• **DATA EXTRACT**
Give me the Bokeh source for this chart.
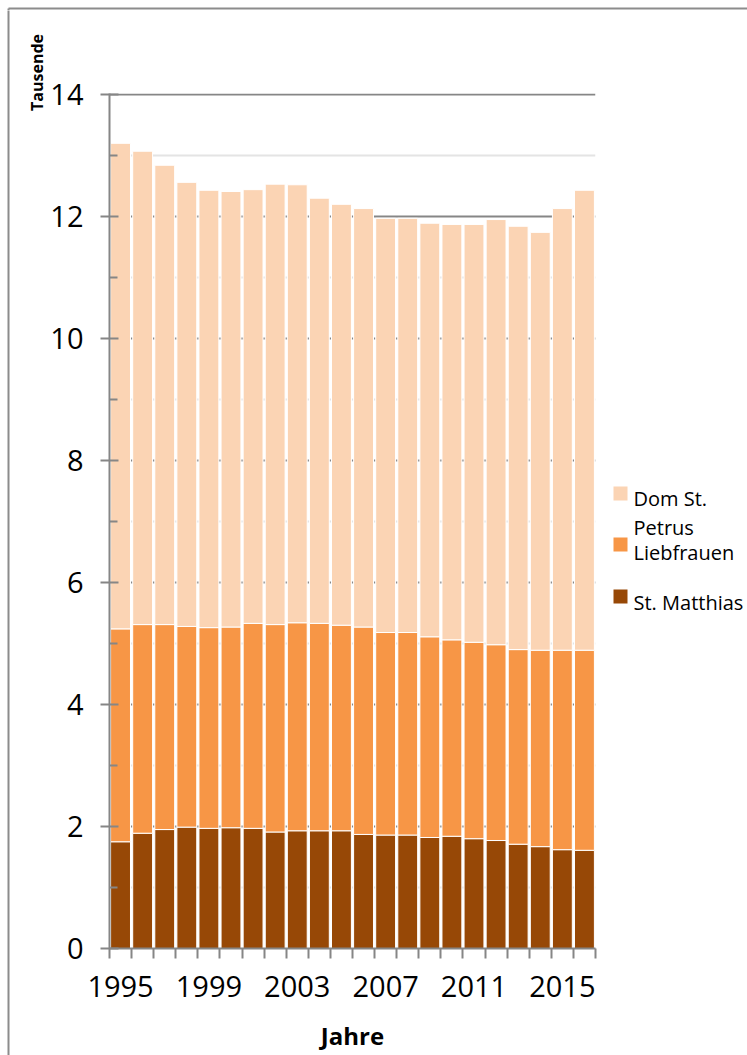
from bokeh.plotting import figure
from bokeh.layouts import row, column
from bokeh.models import ColumnDataSource, Range1d, FixedTicker
from bokeh.core.properties import value
from bokeh.embed import file_html
from bokeh.resources import INLINE
import math

# ---------------- data ----------------
years = list(range(1995, 2017))
st_matthias = [1.75, 1.89, 1.95, 1.99, 1.97, 1.98, 1.97, 1.91, 1.93, 1.93, 1.93,
               1.87, 1.86, 1.86, 1.82, 1.84, 1.80, 1.77, 1.71, 1.67, 1.62, 1.61]
liebfrauen = [3.49, 3.42, 3.36, 3.29, 3.29, 3.29, 3.36, 3.40, 3.41, 3.40, 3.37,
              3.40, 3.32, 3.32, 3.29, 3.22, 3.22, 3.21, 3.19, 3.22, 3.27, 3.28]
dom_st_petrus = [7.96, 7.76, 7.53, 7.28, 7.17, 7.14, 7.11, 7.22, 7.18, 6.97, 6.90,
                 6.86, 6.79, 6.79, 6.78, 6.81, 6.85, 6.97, 6.94, 6.85, 7.24, 7.54]
series_keys = ["matthias", "liebfrauen", "dom"]
colors = ["#974806", "#F79646", "#FBD4B4"]
legend_lines = ["Dom St.", "Petrus", "Liebfrauen", "St. Matthias"]
x_label_years = [1995, 1999, 2003, 2007, 2011, 2015]
y_ticks = [0, 2, 4, 6, 8, 10, 12, 14]
y_minor = [1, 3, 5, 7, 9, 11, 13]

source = ColumnDataSource(dict(year=years, matthias=st_matthias,
                               liebfrauen=liebfrauen, dom=dom_st_petrus))

FONT = "Open Sans"
GRAY = "#868686"
FRAME_GRAY = "#8c8c8c"

W, H = 747, 1055
TOP_H = 10                 # top strip height
ROW_H = H - TOP_H
LEFT_W = 47
MAIN_W = 558
RIGHT_W = W - LEFT_W - MAIN_W
BL, BR = 60, 10            # main figure left / right borders
BT, BB = 83, 107           # main figure top / bottom borders
FRAME_BOT = H - BB         # page y of frame bottom


def pixel_fig(w, h, top=0, bottom=0):
    f = figure(width=w, height=h, output_backend="svg", toolbar_location=None,
               x_range=Range1d(0, w), y_range=Range1d(0, h - top - bottom),
               min_border_left=0, min_border_right=0, min_border_top=top,
               min_border_bottom=bottom, x_axis_type=None, y_axis_type=None)
    f.outline_line_color = None
    f.grid.visible = False
    f.background_fill_color = "white"
    f.border_fill_color = "white"
    return f


# ---------------- top strip (outer chart border) ----------------
top = pixel_fig(W, TOP_H)
top.segment(x0=[8, 8], y0=[TOP_H - 6, TOP_H - 6], x1=[W + 5, 8], y1=[TOP_H - 6, -5],
            line_color=FRAME_GRAY, line_width=2)

# ---------------- left strip (border + unit title) ----------------
left = pixel_fig(LEFT_W, ROW_H)
left.segment(x0=[8], y0=[ROW_H + 5], x1=[8], y1=[-5], line_color=FRAME_GRAY, line_width=2)
left.text(x=[36], y=[ROW_H - (72 - TOP_H)], text=["Tausende"], angle=math.pi / 2,
          text_align="center", text_baseline="middle", text_font=value(FONT),
          text_font_style="bold", text_font_size="16px", text_color="black")

# ---------------- main chart ----------------
Y1 = 14 + 1 / 61.0
p = figure(width=MAIN_W, height=ROW_H, output_backend="svg", toolbar_location=None,
           x_range=Range1d(1994.5, 2016.5), y_range=Range1d(0, Y1),
           min_border_left=BL, min_border_right=BR, min_border_top=BT,
           min_border_bottom=BB)
p.outline_line_color = None
p.background_fill_color = "white"
p.border_fill_color = "white"

p.vbar_stack(series_keys, x="year", width=0.9, source=source, color=colors,
             line_color="white", line_width=1)

p.xaxis.ticker = FixedTicker(ticks=x_label_years,
                             minor_ticks=[y - 0.5 for y in years] + [years[-1] + 0.5])
p.xaxis.major_tick_out = 0
p.xaxis.major_tick_in = 0
p.xaxis.minor_tick_out = 10
p.xaxis.minor_tick_in = 0
p.xaxis.minor_tick_line_color = GRAY
p.xaxis.minor_tick_line_width = 2
p.xaxis.axis_line_color = GRAY
p.xaxis.axis_line_width = 2
p.xaxis.major_label_text_font = FONT
p.xaxis.major_label_text_font_size = "29px"
p.xaxis.major_label_text_color = "black"
p.xaxis.major_label_standoff = 17
p.xaxis.axis_label = "Jahre"
p.xaxis.axis_label_text_font = FONT
p.xaxis.axis_label_text_font_style = "bold"
p.xaxis.axis_label_text_font_size = "24px"
p.xaxis.axis_label_text_color = "black"
p.xaxis.axis_label_standoff = 19

p.yaxis.ticker = FixedTicker(ticks=y_ticks, minor_ticks=y_minor)
p.yaxis.major_tick_out = 9
p.yaxis.major_tick_in = 9
p.yaxis.minor_tick_out = 0
p.yaxis.minor_tick_in = 8
p.yaxis.major_tick_line_color = GRAY
p.yaxis.minor_tick_line_color = GRAY
p.yaxis.major_tick_line_width = 2
p.yaxis.minor_tick_line_width = 2
p.yaxis.axis_line_color = GRAY
p.yaxis.axis_line_width = 2
p.yaxis.major_label_text_font = FONT
p.yaxis.major_label_text_font_size = "29px"
p.yaxis.major_label_text_color = "black"
p.yaxis.major_label_standoff = 17

p.xgrid.grid_line_color = None
p.ygrid.grid_line_color = GRAY
p.ygrid.grid_line_width = 2
p.ygrid.minor_grid_line_color = "#e4e4e4"
p.ygrid.minor_grid_line_width = 2

# ---------------- legend strip (frame aligned with the main chart) ----------------
X_OFF = LEFT_W + MAIN_W
lg = pixel_fig(RIGHT_W, ROW_H, top=BT, bottom=BB)


def lg_y(page_y):
    return FRAME_BOT - page_y


sq_tops = [486, 537, 589]
legend_colors = [colors[2], colors[1], colors[0]]
lg.quad(left=[613 - X_OFF] * 3, right=[627 - X_OFF] * 3,
        top=[lg_y(t) for t in sq_tops], bottom=[lg_y(t + 14) for t in sq_tops],
        fill_color=legend_colors, line_color=None)
baselines = [498, 527, 552, 602]
lg.text(x=[633 - X_OFF] * 4, y=[lg_y(b) for b in baselines], text=legend_lines,
        text_baseline="alphabetic", text_align="left", text_font=value(FONT),
        text_font_size="20px", text_color="black")

inner = row(p, lg, spacing=0)
layout = column(top, row(left, inner, spacing=0), spacing=0)
open("out.html", "w").write(file_html(layout, INLINE))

• **GIVEN INSTRUCTION**
Pictures in the data above should not be copied; transcribe everything else exactly.

• **WRITTEN SOLUTION**
Give me the Bokeh source for this chart.
from bokeh.plotting import figure
from bokeh.layouts import row, column
from bokeh.models import ColumnDataSource, Range1d, FixedTicker
from bokeh.core.properties import value
from bokeh.embed import file_html
from bokeh.resources import INLINE
import math

# ---------------- data ----------------
years = list(range(1995, 2017))
st_matthias = [1.75, 1.89, 1.95, 1.99, 1.97, 1.98, 1.97, 1.91, 1.93, 1.93, 1.93,
               1.87, 1.86, 1.86, 1.82, 1.84, 1.80, 1.77, 1.71, 1.67, 1.62, 1.61]
liebfrauen = [3.49, 3.42, 3.36, 3.29, 3.29, 3.29, 3.36, 3.40, 3.41, 3.40, 3.37,
              3.40, 3.32, 3.32, 3.29, 3.22, 3.22, 3.21, 3.19, 3.22, 3.27, 3.28]
dom_st_petrus = [7.96, 7.76, 7.53, 7.28, 7.17, 7.14, 7.11, 7.22, 7.18, 6.97, 6.90,
                 6.86, 6.79, 6.79, 6.78, 6.81, 6.85, 6.97, 6.94, 6.85, 7.24, 7.54]
series_keys = ["matthias", "liebfrauen", "dom"]
colors = ["#974806", "#F79646", "#FBD4B4"]
legend_lines = ["Dom St.", "Petrus", "Liebfrauen", "St. Matthias"]
x_label_years = [1995, 1999, 2003, 2007, 2011, 2015]
y_ticks = [0, 2, 4, 6, 8, 10, 12, 14]
y_minor = [1, 3, 5, 7, 9, 11, 13]

source = ColumnDataSource(dict(year=years, matthias=st_matthias,
                               liebfrauen=liebfrauen, dom=dom_st_petrus))

FONT = "Open Sans"
GRAY = "#868686"
FRAME_GRAY = "#8c8c8c"

W, H = 747, 1055
TOP_H = 10                 # top strip height
ROW_H = H - TOP_H
LEFT_W = 47
MAIN_W = 558
RIGHT_W = W - LEFT_W - MAIN_W
BL, BR = 60, 10            # main figure left / right borders
BT, BB = 83, 107           # main figure top / bottom borders
FRAME_BOT = H - BB         # page y of frame bottom


def pixel_fig(w, h, top=0, bottom=0):
    f = figure(width=w, height=h, output_backend="svg", toolbar_location=None,
               x_range=Range1d(0, w), y_range=Range1d(0, h - top - bottom),
               min_border_left=0, min_border_right=0, min_border_top=top,
               min_border_bottom=bottom, x_axis_type=None, y_axis_type=None)
    f.outline_line_color = None
    f.grid.visible = False
    f.background_fill_color = "white"
    f.border_fill_color = "white"
    return f


# ---------------- top strip (outer chart border) ----------------
top = pixel_fig(W, TOP_H)
top.segment(x0=[8, 8], y0=[TOP_H - 6, TOP_H - 6], x1=[W + 5, 8], y1=[TOP_H - 6, -5],
            line_color=FRAME_GRAY, line_width=2)

# ---------------- left strip (border + unit title) ----------------
left = pixel_fig(LEFT_W, ROW_H)
left.segment(x0=[8], y0=[ROW_H + 5], x1=[8], y1=[-5], line_color=FRAME_GRAY, line_width=2)
left.text(x=[36], y=[ROW_H - (72 - TOP_H)], text=["Tausende"], angle=math.pi / 2,
          text_align="center", text_baseline="middle", text_font=value(FONT),
          text_font_style="bold", text_font_size="16px", text_color="black")

# ---------------- main chart ----------------
Y1 = 14 + 1 / 61.0
p = figure(width=MAIN_W, height=ROW_H, output_backend="svg", toolbar_location=None,
           x_range=Range1d(1994.5, 2016.5), y_range=Range1d(0, Y1),
           min_border_left=BL, min_border_right=BR, min_border_top=BT,
           min_border_bottom=BB)
p.outline_line_color = None
p.background_fill_color = "white"
p.border_fill_color = "white"

p.vbar_stack(series_keys, x="year", width=0.9, source=source, color=colors,
             line_color="white", line_width=1)

p.xaxis.ticker = FixedTicker(ticks=x_label_years,
                             minor_ticks=[y - 0.5 for y in years] + [years[-1] + 0.5])
p.xaxis.major_tick_out = 0
p.xaxis.major_tick_in = 0
p.xaxis.minor_tick_out = 10
p.xaxis.minor_tick_in = 0
p.xaxis.minor_tick_line_color = GRAY
p.xaxis.minor_tick_line_width = 2
p.xaxis.axis_line_color = GRAY
p.xaxis.axis_line_width = 2
p.xaxis.major_label_text_font = FONT
p.xaxis.major_label_text_font_size = "29px"
p.xaxis.major_label_text_color = "black"
p.xaxis.major_label_standoff = 17
p.xaxis.axis_label = "Jahre"
p.xaxis.axis_label_text_font = FONT
p.xaxis.axis_label_text_font_style = "bold"
p.xaxis.axis_label_text_font_size = "24px"
p.xaxis.axis_label_text_color = "black"
p.xaxis.axis_label_standoff = 19

p.yaxis.ticker = FixedTicker(ticks=y_ticks, minor_ticks=y_minor)
p.yaxis.major_tick_out = 9
p.yaxis.major_tick_in = 9
p.yaxis.minor_tick_out = 0
p.yaxis.minor_tick_in = 8
p.yaxis.major_tick_line_color = GRAY
p.yaxis.minor_tick_line_color = GRAY
p.yaxis.major_tick_line_width = 2
p.yaxis.minor_tick_line_width = 2
p.yaxis.axis_line_color = GRAY
p.yaxis.axis_line_width = 2
p.yaxis.major_label_text_font = FONT
p.yaxis.major_label_text_font_size = "29px"
p.yaxis.major_label_text_color = "black"
p.yaxis.major_label_standoff = 17

p.xgrid.grid_line_color = None
p.ygrid.grid_line_color = GRAY
p.ygrid.grid_line_width = 2
p.ygrid.minor_grid_line_color = "#e4e4e4"
p.ygrid.minor_grid_line_width = 2

# ---------------- legend strip (frame aligned with the main chart) ----------------
X_OFF = LEFT_W + MAIN_W
lg = pixel_fig(RIGHT_W, ROW_H, top=BT, bottom=BB)


def lg_y(page_y):
    return FRAME_BOT - page_y


sq_tops = [486, 537, 589]
legend_colors = [colors[2], colors[1], colors[0]]
lg.quad(left=[613 - X_OFF] * 3, right=[627 - X_OFF] * 3,
        top=[lg_y(t) for t in sq_tops], bottom=[lg_y(t + 14) for t in sq_tops],
        fill_color=legend_colors, line_color=None)
baselines = [498, 527, 552, 602]
lg.text(x=[633 - X_OFF] * 4, y=[lg_y(b) for b in baselines], text=legend_lines,
        text_baseline="alphabetic", text_align="left", text_font=value(FONT),
        text_font_size="20px", text_color="black")

inner = row(p, lg, spacing=0)
layout = column(top, row(left, inner, spacing=0), spacing=0)
open("out.html", "w").write(file_html(layout, INLINE))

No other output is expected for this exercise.